Her emails sharpen my Spanish and help me remember names, spellings, relationships.
I don't read them carefully, not all of them, not any more than most people read every email they are bcc'd on. I glance through and evaluate and mentally file each. Ah! These are the people from the green house; this must be the driver I never met; oh! this is the family from Trinidad. Another one about the weather. Another one about the weather. Oh! here is from my mom's god-daughter....
Today I read the beginning of an email, just enough to bolt up and call my Mom right away.
She answered Hello and I was silent and I couldn't say what was stuck in my throat at first, I kind of had to cough it out, and when I did, I swear to you, it isn't what I meant to say, but it was the best I could do.
"You could have called me," I sobbed then continued (not me, not me, this was not like me at all) "You can't just cc and bcc me when someone dies, this isn't how you DO it."
Her silence told me that she didn't mean it that way, didn't know it would land so square on my jaw and knock me down. Neither did I.
"At least you knew him, at least you met him," she offers like a big chunk of gold I had forgotten I was holding right there in my palm. He came to Tia Lourdes' house when we were there, I met him, Olgita's father who people call "Cuco." Everyone calls my Abuelo "Cuco" too, which made him family to me so I stood on my tippy toes to reach up and hug the tallest oldest Cuban I had yet seen, and then left him in peace while he flipped through the copy of Marvin's Book someone handed him.

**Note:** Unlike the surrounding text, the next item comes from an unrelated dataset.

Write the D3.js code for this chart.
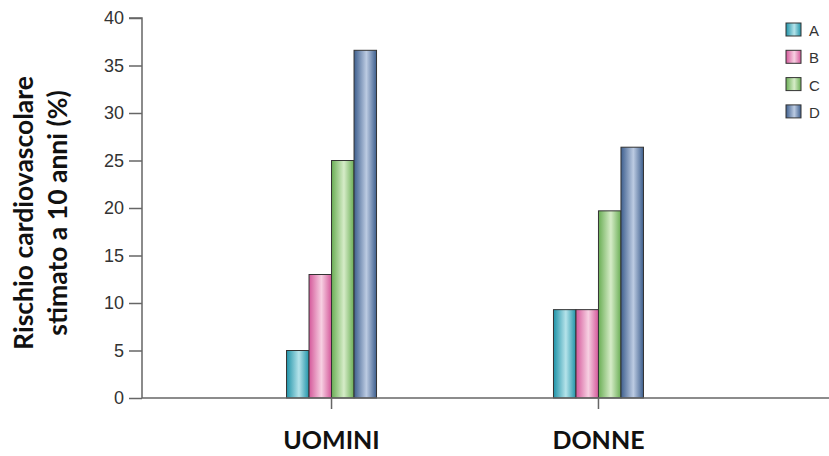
<!DOCTYPE html>
<html><head><meta charset="utf-8">
<script src="https://cdn.jsdelivr.net/npm/d3@7"></script>
<style>body{margin:0;background:#fff}svg{display:block}</style>
</head><body>
<svg id="c" width="829" height="456"></svg>
<script>
const categories = ["UOMINI", "DONNE"];
const seriesNames = ["A", "B", "C", "D"];
const valuesA = [5, 9.3];
const valuesB = [13, 9.3];
const valuesC = [25, 19.7];
const valuesD = [36.6, 26.4];
const yTicks = [0, 5, 10, 15, 20, 25, 30, 35, 40];
const yLabelLines = ["Rischio cardiovascolare", "stimato a 10 anni (%)"];

const seriesValues = [valuesA, valuesB, valuesC, valuesD];
const colors = [
  {edge:"#1f93a8", mid:"#b5e3ea"},
  {edge:"#d4589a", mid:"#f7d0e2"},
  {edge:"#6aae55", mid:"#d6ecc8"},
  {edge:"#3e5f8e", mid:"#bccbe2"}
];

const svg = d3.select("#c");
const defs = svg.append("defs");
colors.forEach((c,i)=>{
  const g = defs.append("linearGradient").attr("id","g"+i).attr("x1","0").attr("x2","1").attr("y1","0").attr("y2","0");
  g.append("stop").attr("offset","0").attr("stop-color",c.edge);
  g.append("stop").attr("offset","0.55").attr("stop-color",c.mid);
  g.append("stop").attr("offset","1").attr("stop-color",c.edge);
});

const x0 = 142, y0 = 398;
const y = d3.scaleLinear().domain([0,40]).range([y0,18]);
const x = d3.scaleBand().domain(categories).range([x0, 788]).paddingInner(0).paddingOuter(0.21);
const x1 = d3.scaleBand().domain(seriesNames).range([0, 90]).padding(0);

// bars
categories.forEach((cat,ci)=>{
  const cx = x(cat) + x.bandwidth()/2;
  seriesNames.forEach((s,si)=>{
    const v = seriesValues[si][ci];
    svg.append("rect")
      .attr("x", cx - 45 + x1(s))
      .attr("y", y(v))
      .attr("width", x1.bandwidth())
      .attr("height", y0 - y(v))
      .attr("fill", "url(#g"+si+")")
      .attr("stroke", "#333")
      .attr("stroke-width", 1);
  });
});

// y axis
const yAxis = svg.append("g").attr("transform",`translate(${x0},0)`)
  .call(d3.axisLeft(y).tickValues(yTicks).tickSize(13).tickPadding(5));
yAxis.select(".domain").attr("stroke","#666").attr("stroke-width",1.5).attr("d",`M-13,${y(40)}H0V${y0}`);
yAxis.selectAll(".tick line").attr("stroke","#666").attr("stroke-width",1.5);
yAxis.selectAll(".tick text").attr("fill","#333").style("font-family","'Liberation Sans', Arial, sans-serif").style("font-size","18px");

// x axis
const xAxis = svg.append("g").attr("transform",`translate(0,${y0})`)
  .call(d3.axisBottom(x).tickSize(11).tickPadding(22));
xAxis.select(".domain").attr("stroke","#666").attr("stroke-width",1.5).attr("d",`M${x0},0H829`);
xAxis.selectAll(".tick line").attr("stroke","#666").attr("stroke-width",1.5);
xAxis.selectAll(".tick text").attr("fill","#111").style("font-family","Lato, 'Open Sans', sans-serif").style("font-weight","bold").style("font-size","25px");

// y label
const yl = svg.append("text").attr("transform","translate(0,213) rotate(-90)")
  .attr("text-anchor","middle").style("font-family","Lato, 'Open Sans', sans-serif")
  .style("font-weight","bold").style("font-size","26.5px").attr("fill","#111");
yLabelLines.forEach((t,i)=>{
  yl.append("tspan").attr("x",0).attr("y", 33 + i*34).text(t);
});

// legend
const leg = svg.append("g");
seriesNames.forEach((s,i)=>{
  const gy = 23 + i*27.3;
  leg.append("rect").attr("x",786).attr("y",gy).attr("width",15).attr("height",13)
    .attr("fill","url(#g"+i+")").attr("stroke","#333").attr("stroke-width",1);
  leg.append("text").attr("x",809).attr("y",gy+13).text(s)
    .attr("fill","#333").style("font-family","'Liberation Sans', Arial, sans-serif").style("font-size","15px");
});
</script>
</body></html>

A knock on the door was the signal that his ride was here to pick him up. More hugs. Pictures. Then the conversation swirled to lunch, to Miriam.
On a walk down the Cienfuegos block back to the hotel L'Union my later my Mom explained it was Cuco's job to walk her to school, home for lunch, things like that. He was kind, gentle, very protective. I could tell, I could still feel it I told her, just about as we arrived in front of Abuelo's store and took those pictures and moved on to asking more questions than finding answers.
Now that he has jumped into the sky to laugh in the wind, his body rests in our family tomb, the one that still has space for a few more people under the oaks and near the Cienfuegos Parthenon.
Until today I could never tell you I met, hugged and laughed with a person who is buried in Cuba. Not in this lifetime at least (we can address the rest later).
Somehow, that changes things, everything.
I just can't tell you how, not until I move a little futher along in the story at least.